Spectral moment analysis also shows some promise in capturing the spectral characteristics of consonants produced by individuals with motor speech disorders. Tjaden and Turner [19] investigated spectral moment features of two fricatives (/s/ and /ʃ/) in a group of seven speakers with amyotrophic lateral sclerosis (ALS). The difference between the two fricatives in spectral mean (M1) and skewness (L3) was less for speakers with ALS than for typical speakers. Similar findings of decreased spectral distinction between /s/ and /ʃ/ were also identified among elderly speakers with Parkinson disease [20]. The spectral distinctions between the two fricatives were considered to be correlated with perceived precision in consonant production. Smaller spectral distinctions indicated worsened perceived articulatory precision. Recently, two studies have used spectral moment analysis to describe the first moment characteristics of stops produced by children with repaired cleft palate who had maxillary arch anomalies (e.g., maxillary collapse) in two languages (English and Persian) [21], [22]. For both languages, a significantly smaller value was found in the first moment (M1) of the alveolar stop /t/ but not for the velar stop /k/. The difference in the first moment (M1) between the alveolar stop and velar stop (/t/-/k/) was also significantly decreased. It was concluded that a decrease in the first moment (M1) could effectively signify a more posterior articulation of alveolar stops when maxillary arch anomalies occurred. Karlsson et al. [22] also found that the first spectral moment was sensitive to change in place of articulation on children with speech delayed. They reported that there was a decrease in M1 for palatalized sibilants and an increased M1 for a dentalized sibilant. Jiang et al. [17] also found that, different from typical speech, for productions by Mandarin-speaking pre-adolescents with cleft palate, the M1 was significantly correlated with listener perceptual visual analog scaling of the accuracy of retroflex affricates, but not for the alveolar affricates. Based on the above findings from speakers with speech disorders, it was suggested that spectral moment analysis could also identify deviations in articulation. Such misarticulations may cause distortion to listener perception of speakers with cleft disorders.

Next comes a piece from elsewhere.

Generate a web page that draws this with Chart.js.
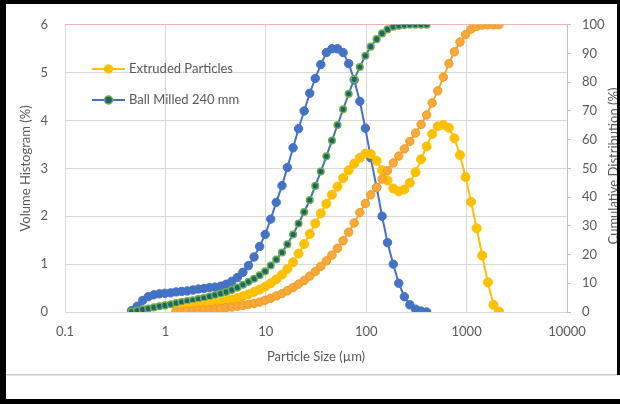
<!DOCTYPE html>
<html>
<head>
<meta charset="utf-8">
<script src="https://cdn.jsdelivr.net/npm/chart.js@4.4.1/dist/chart.umd.min.js"></script>
<style>
  html, body { margin: 0; padding: 0; background: #fff; }
  canvas { display: block; }
</style>
</head>
<body>
<canvas id="psdChart" width="620" height="404"></canvas>
<script>
// size classes (µm)
const sizes = [0.46, 0.523, 0.594, 0.675, 0.767, 0.872, 0.991, 1.13, 1.28, 1.45,
  1.65, 1.88, 2.13, 2.42, 2.75, 3.12, 3.55, 4.03, 4.58, 5.21,
  5.92, 6.72, 7.64, 8.68, 9.86, 11.2, 12.7, 14.5, 16.4, 18.7,
  21.2, 24.1, 27.4, 31.1, 35.3, 40.1, 45.6, 51.8, 58.9, 66.9,
  76, 86.4, 98.1, 111, 127, 144, 163, 186, 211, 240,
  272, 310, 352, 400, 454, 516, 586, 666, 756, 859,
  976, 1110, 1260, 1430, 1630, 1850, 2100];

const xTicks = [0.1, 1, 10, 100, 1000, 10000];

// Ball Milled 240 mm - volume histogram (%)
const ballHist = [0.03, 0.12, 0.24, 0.32, 0.36, 0.38, 0.39, 0.40, 0.42, 0.43,
  0.44, 0.46, 0.48, 0.49, 0.51, 0.52, 0.54, 0.58, 0.64, 0.72,
  0.83, 0.97, 1.15, 1.37, 1.62, 1.94, 2.29, 2.64, 3.02, 3.43,
  3.83, 4.20, 4.57, 4.88, 5.17, 5.42, 5.50, 5.50, 5.42, 5.19,
  4.85, 4.40, 3.84, 3.22, 2.60, 2.00, 1.45, 1.00, 0.60, 0.32,
  0.15, 0.06, 0.02, 0.00];

// Ball Milled 240 mm - cumulative (%)
const ballCum = [0.2, 0.5, 0.9, 1.2, 1.6, 2.0, 2.3, 2.7, 3.1, 3.5,
  3.8, 4.1, 4.5, 4.9, 5.4, 5.9, 6.4, 7.0, 7.7, 8.5,
  9.5, 10.5, 11.6, 12.8, 14.2, 16.2, 18.3, 20.7, 23.6, 27.0,
  30.8, 34.8, 39.0, 43.9, 48.9, 54.2, 59.7, 65.1, 70.6, 76.0,
  81.0, 85.3, 89.2, 92.4, 95.0, 97.0, 98.4, 99.3, 99.7, 99.9,
  100, 100, 100, 100];

// Extruded Particles - volume histogram (%), starts at 1.28 µm
const extHist = [null, null, null, null, null, null, null, null, 0.02, 0.05,
  0.08, 0.10, 0.12, 0.14, 0.16, 0.18, 0.20, 0.23, 0.26, 0.29,
  0.33, 0.37, 0.42, 0.47, 0.53, 0.60, 0.68, 0.78, 0.90, 1.04,
  1.22, 1.42, 1.63, 1.85, 2.06, 2.26, 2.45, 2.62, 2.80, 2.96,
  3.10, 3.22, 3.31, 3.30, 3.16, 2.96, 2.75, 2.58, 2.52, 2.56,
  2.70, 2.92, 3.19, 3.46, 3.72, 3.88, 3.91, 3.85, 3.63, 3.28,
  2.82, 2.30, 1.75, 1.18, 0.62, 0.15, 0.01];

// Extruded Particles - cumulative (%)
const extCum = [null, null, null, null, null, null, null, null, 0.05, 0.15,
  0.3, 0.4, 0.55, 0.7, 0.85, 1.05, 1.25, 1.5, 1.75, 2.0,
  2.3, 2.65, 3.0, 3.45, 4.1, 4.8, 5.6, 6.4, 7.4, 8.5,
  9.7, 11.0, 12.5, 14.1, 15.9, 17.8, 19.8, 22.2, 24.8, 27.8,
  31.0, 34.6, 37.8, 40.8, 43.4, 46.3, 49.2, 51.9, 54.3, 56.8,
  59.4, 62.3, 65.3, 68.6, 72.8, 77.0, 81.8, 86.5, 90.6, 94.0,
  96.6, 98.5, 99.5, 99.9, 100, 100, 100];

const textColor = '#595959';
const font = { family: 'Lato', size: 13 };

function toPoints(values) {
    return sizes.map((s, i) => ({ x: s, y: values[i] }))
        .filter(p => p.y !== null && p.y !== undefined);
}

// white background, frame, right axis title, legend
const decor = {
    id: 'decor',
    beforeDraw(chart) {
        const c = chart.ctx;
        c.save();
        c.fillStyle = '#fff';
        c.fillRect(0, 0, chart.width, chart.height);
        c.restore();
    },
    afterDraw(chart) {
        const c = chart.ctx;
        c.save();
        // legend
        const items = [
            { y: 69, line: '#FFC000', fill: '#FFC000', stroke: '#FFC000', label: 'Extruded Particles' },
            { y: 100, line: '#4472C4', fill: '#1B6571', stroke: '#70AD47', label: 'Ball Milled 240 mm' }
        ];
        items.forEach(it => {
            c.strokeStyle = it.line;
            c.lineWidth = 2;
            c.beginPath();
            c.moveTo(92, it.y);
            c.lineTo(125, it.y);
            c.stroke();
            c.beginPath();
            c.arc(108.5, it.y, 4, 0, Math.PI * 2);
            c.fillStyle = it.fill;
            c.fill();
            c.lineWidth = 1.5;
            c.strokeStyle = it.stroke;
            c.stroke();
            c.fillStyle = textColor;
            c.font = '13px Lato';
            c.textAlign = 'left';
            c.textBaseline = 'middle';
            c.fillText(it.label, 129, it.y);
        });

        // right axis title
        c.translate(614, 166);
        c.rotate(-Math.PI / 2);
        c.fillStyle = textColor;
        c.font = '13px Lato';
        c.textAlign = 'center';
        c.textBaseline = 'middle';
        c.fillText('Cumulative Distribution (%)', 0, 0);
        c.setTransform(1, 0, 0, 1, 0, 0);

        // frame
        c.fillStyle = '#c8c8c8';
        c.fillRect(6, 374, 614, 1.5);
        c.fillStyle = '#000';
        c.fillRect(0, 0, 620, 4);
        c.fillRect(0, 0, 6, 404);
        c.fillRect(0, 399, 620, 5);
        c.fillRect(617, 0, 3, 375);
        c.restore();
    }
};

new Chart(document.getElementById('psdChart'), {
    type: 'line',
    data: {
        datasets: [
            {
                label: 'Extruded Particles (cumulative)',
                data: toPoints(extCum),
                yAxisID: 'y2',
                borderColor: '#F4A62A',
                borderWidth: 2,
                pointRadius: 4.2,
                pointBackgroundColor: '#F9A935',
                pointBorderColor: '#F09A2A',
                pointBorderWidth: 1,
                order: 1
            },
            {
                label: 'Extruded Particles',
                data: toPoints(extHist),
                yAxisID: 'y',
                borderColor: '#FFC000',
                borderWidth: 2,
                pointRadius: 4.5,
                pointBackgroundColor: '#FFC000',
                pointBorderColor: '#FFC000',
                pointBorderWidth: 1,
                order: 2
            },
            {
                label: 'Ball Milled 240 mm (cumulative)',
                data: toPoints(ballCum),
                yAxisID: 'y2',
                borderColor: '#3A78B5',
                borderWidth: 2,
                pointRadius: 3.3,
                pointBackgroundColor: '#1B6571',
                pointBorderColor: '#70AD47',
                pointBorderWidth: 1.5,
                order: 3
            },
            {
                label: 'Ball Milled 240 mm',
                data: toPoints(ballHist),
                yAxisID: 'y',
                borderColor: '#4472C4',
                borderWidth: 2,
                pointRadius: 4.2,
                pointBackgroundColor: '#4472C4',
                pointBorderColor: '#4472C4',
                pointBorderWidth: 1,
                order: 4
            }
        ]
    },
    options: {
        responsive: false,
        animation: false,
        devicePixelRatio: 1,
        layout: { padding: { top: 22, left: 0, right: 0, bottom: 0 } },
        plugins: {
            legend: { display: false },
            tooltip: { enabled: false }
        },
        scales: {
            x: {
                type: 'logarithmic',
                position: 'bottom',
                min: 0.1,
                max: 10000,
                afterBuildTicks: s => { s.ticks = xTicks.map(v => ({ value: v })); },
                afterFit: s => { s.height = 92; },
                ticks: {
                    callback: v => String(v),
                    color: textColor,
                    font: font,
                    padding: 12,
                    maxRotation: 0,
                    autoSkip: false
                },
                grid: { color: '#d9d9d9', drawTicks: false },
                border: { display: false },
                title: {
                    display: true,
                    text: 'Particle Size (µm)',
                    color: textColor,
                    font: font,
                    padding: { top: 0, bottom: 39 }
                }
            },
            y: {
                position: 'left',
                min: 0,
                max: 6,
                afterFit: s => { s.width = 65; },
                ticks: { stepSize: 1, color: textColor, font: font, padding: 17 },
                grid: {
                    color: ctx => ctx.tick && ctx.tick.value === 6 ? '#efb3b3' : '#d9d9d9',
                    drawTicks: false
                },
                border: { display: false },
                title: {
                    display: true,
                    text: 'Volume Histogram (%)',
                    color: textColor,
                    font: font,
                    padding: { top: 18, bottom: 0 }
                }
            },
            y2: {
                position: 'right',
                min: 0,
                max: 100,
                afterFit: s => { s.width = 53; },
                ticks: { stepSize: 10, color: textColor, font: font, padding: 11 },
                grid: { drawOnChartArea: false, drawTicks: true, tickLength: 4, color: '#bfbfbf' },
                border: { display: true, color: '#bfbfbf' }
            }
        }
    },
    plugins: [decor]
});
</script>
</body>
</html>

Based on the above findings, SMA is a potential tool for examining affricate production by speakers with repaired cleft palate. Therefore, the purpose of the present study was to: (1) explore the difference in spectral properties between the aspirated and unaspirated affricates of typical Mandarin speakers; and (2) systematically describe the spectral properties of all six affricates in Mandarin phonological system produced by Mandarin speakers with repaired cleft palate, as compared to typical speakers.